Senate Bill 472 would require hotel employees who interface with guests, like reception and housekeeping staff, complete an annual training on identifying and reporting human trafficking.

The bill would also require employers to display a human trafficking awareness sign within their venues, with the phone number of the National Human Trafficking Resource Center featured prominently on it.

If the bill passes as written, hotels would be required to comply with the new standards by 2025 or face a fine of $2,000 per day of noncompliance.

Some lawmakers expressed concern over the severity of the fine at a meeting of the Senate Government Organization Committee on Tuesday, including Sen. Jason Barrett, R-Berkeley.

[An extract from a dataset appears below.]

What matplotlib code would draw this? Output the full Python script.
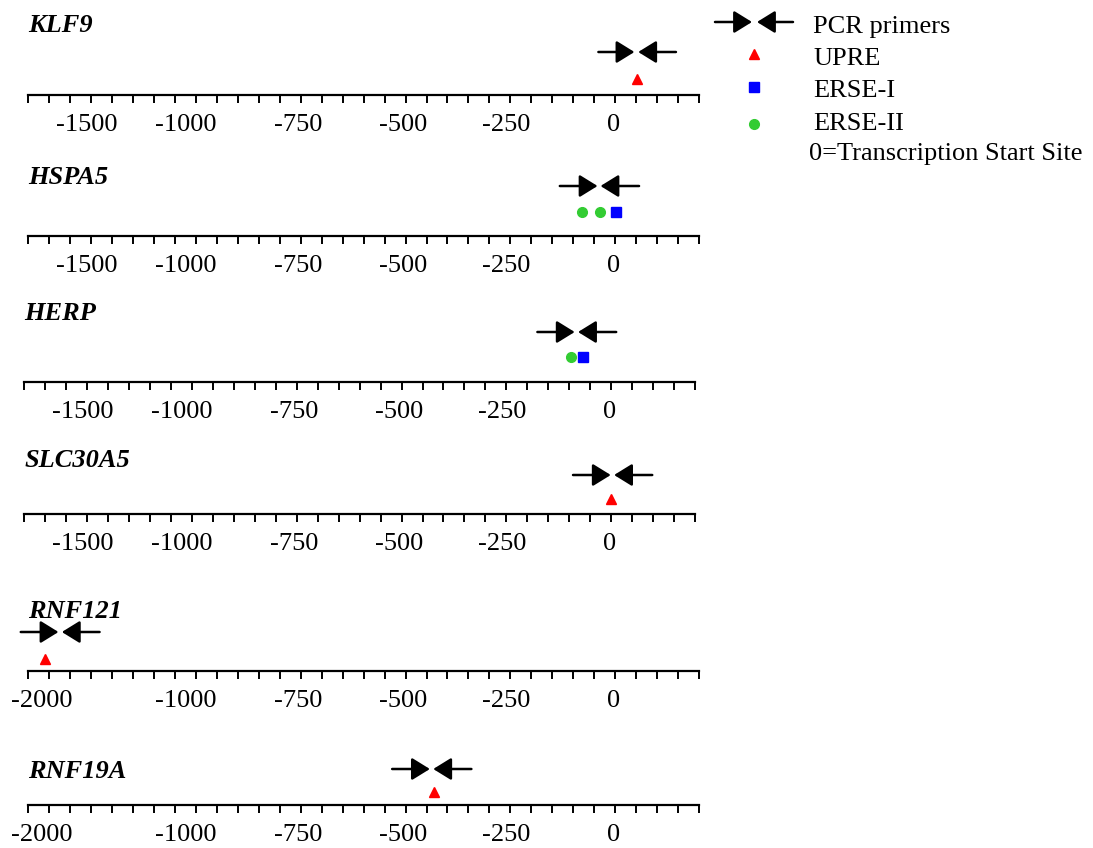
import numpy as np
import matplotlib
matplotlib.use("Agg")
import matplotlib.pyplot as plt
import matplotlib.transforms as mtransforms

plt.rcParams['font.family'] = ['Liberation Serif', 'DejaVu Serif']
plt.rcParams['font.size'] = 19

# ---------------- data (schematic promoter coordinates, 0 = TSS) ----------------
genes = ['KLF9', 'HSPA5', 'HERP', 'SLC30A5', 'RNF121', 'RNF19A']

# tick labels of each schematic axis and where they sit along it
labels_a = ['-1500', '-1000', '-750', '-500', '-250', '0']
labels_b = ['-2000', '-1000', '-750', '-500', '-250', '0']
label_pos_a = [-1260, -1025, -755, -505, -260, -3]
label_pos_b = [-1368, -1025, -755, -505, -260, -3]
row_labels = [labels_a, labels_a, labels_a, labels_a, labels_b, labels_b]
row_label_pos = [label_pos_a, label_pos_a, label_pos_a, label_pos_a, label_pos_b, label_pos_b]

# PCR primers: forward start, forward tip, reverse tip, reverse start
fwd_start = [-40, -132, -176, -91, -1418, -532]
fwd_end = [46, -42, -87, -1, -1328, -442]
rev_end = [55, -35, -79, 7, -1320, -434]
rev_start = [145, 57, 12, 98, -1230, -343]

# regulatory elements
upre = [[51], [], [], [0], [-1360], [-433]]
erse1 = [[], [1], [-66], [], [], []]
erse2 = [[], [-78, -35], [-96], [], [], []]

axis_min, axis_max, tick_step = -1400, 200, 50

# ---------------- layout (pixels) ----------------
W, H = 1093, 848
DPI = 100
axis_y = [95, 236, 382, 514, 671, 805]
x_left = [28.3, 28.3, 24.3, 24.3, 28.3, 28.3]
x_right = [699, 699, 695, 695, 699, 699]
arrow_h = [43, 50, 50, 39, 39, 36]
mark_h = [16, 24, 25, 15, 12, 13]
name_base = [63, 52, 62, 47, 53, 27]
AX_H = 90

RED = '#FF0000'
BLUE = '#0000FF'
GREEN = '#33CC33'

fig = plt.figure(figsize=(W / DPI, H / DPI), dpi=DPI)


def primer(ax, start, tip, y):
    ax.annotate('', xy=(tip, y), xytext=(start, y),
                arrowprops=dict(arrowstyle='-|>,head_length=1.1,head_width=0.68',
                                color='black', lw=1.8, shrinkA=0, shrinkB=0,
                                mutation_scale=10),
                annotation_clip=False)


for i, g in enumerate(genes):
    left = x_left[i] / W
    width = (x_right[i] - x_left[i]) / W
    bottom = (H - axis_y[i]) / H
    ax = fig.add_axes([left, bottom, width, AX_H / H])
    ax.set_xlim(axis_min, axis_max)
    ax.set_ylim(0, AX_H)
    ax.patch.set_alpha(0)
    for s in ['left', 'right', 'top']:
        ax.spines[s].set_visible(False)
    ax.spines['bottom'].set_linewidth(1.6)
    ax.set_yticks([])
    ax.xaxis.remove_overlapping_locs = False
    ax.set_xticks(np.arange(axis_min, axis_max + 1, tick_step), minor=True)
    ax.set_xticks(row_label_pos[i], row_labels[i])
    ax.tick_params(axis='x', which='minor', direction='out', length=6, width=1.4)
    ax.tick_params(axis='x', which='major', length=0, pad=13.5, labelsize=19)

    primer(ax, fwd_start[i], fwd_end[i], arrow_h[i])
    primer(ax, rev_start[i], rev_end[i], arrow_h[i])

    if upre[i]:
        ax.plot(upre[i], [mark_h[i]] * len(upre[i]), linestyle='none', marker='^',
                color=RED, ms=7, clip_on=False)
    if erse1[i]:
        ax.plot(erse1[i], [mark_h[i]] * len(erse1[i]), linestyle='none', marker='s',
                color=BLUE, ms=7, clip_on=False)
    if erse2[i]:
        ax.plot(erse2[i], [mark_h[i]] * len(erse2[i]), linestyle='none', marker='o',
                color=GREEN, ms=7, clip_on=False)

    trans = mtransforms.blended_transform_factory(ax.transAxes, ax.transData)
    ax.text(0, name_base[i], g, transform=trans, ha='left', va='baseline',
            fontsize=19, fontweight='bold', fontstyle='italic')

# ---------------- legend (overlay in pixel space) ----------------
lax = fig.add_axes([0, 0, 1, 1])
lax.set_xlim(0, W)
lax.set_ylim(H, 0)
lax.axis('off')
lax.patch.set_alpha(0)
primer(lax, 715, 752, 22)
primer(lax, 793, 757, 22)
lax.plot([754], [54], linestyle='none', marker='^', color=RED, ms=7)
lax.plot([754], [87], linestyle='none', marker='s', color=BLUE, ms=7)
lax.plot([754], [124], linestyle='none', marker='o', color=GREEN, ms=7)
legend_texts = ['PCR primers', 'UPRE', 'ERSE-I', 'ERSE-II', '0=Transcription Start Site']
legend_x = [812.7, 813, 813, 813, 809]
legend_base = [33, 65, 97, 130, 160]
for t, x, y in zip(legend_texts, legend_x, legend_base):
    lax.text(x, y, t, ha='left', va='baseline', fontsize=19)

fig.savefig('out.png', dpi=DPI)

“I mean, that’s a pretty hefty fine at $2,000,” he said.

Also during the meeting, Richie Heath, executive director of the West Virginia Hospitality and Travel Association, told committee members that many corporate hotel chains already offer human trafficking awareness resources through the American Hotel and Lodging Association.

“Human trafficking has been a big issue, especially in the last several years,” he said. “There’s been a lot of emphasis on this in the industry.”

If the bill advances further in the Senate, Heath said that West Virginia hotel staff would benefit from flexibility in training curricula so that they would not have to undo training protocols already in place.

Sen. Mike Stuart, R-Kanawha, said that providing these resources comes at a cost, and also pointed to a lack of data clarifying how effective these resources would actually be for hotel staff in the state.

“Although there aren’t substantial costs to this, there are more costs, right? More burdens of government to spend, whether it’s signage, whether it’s an area that needs to be designated, whether it’s a training program,” Stuart said.

“It just eats into that profitability,” he continued. “Perhaps not for Marriott or Hilton, but for Mr. and Mrs. Smith’s bed-and-breakfast.”

Despite the debate, committee members unanimously voted to refer the bill to the Senate with the recommendation that it pass, but only after an additional review by the Senate Judiciary Committee.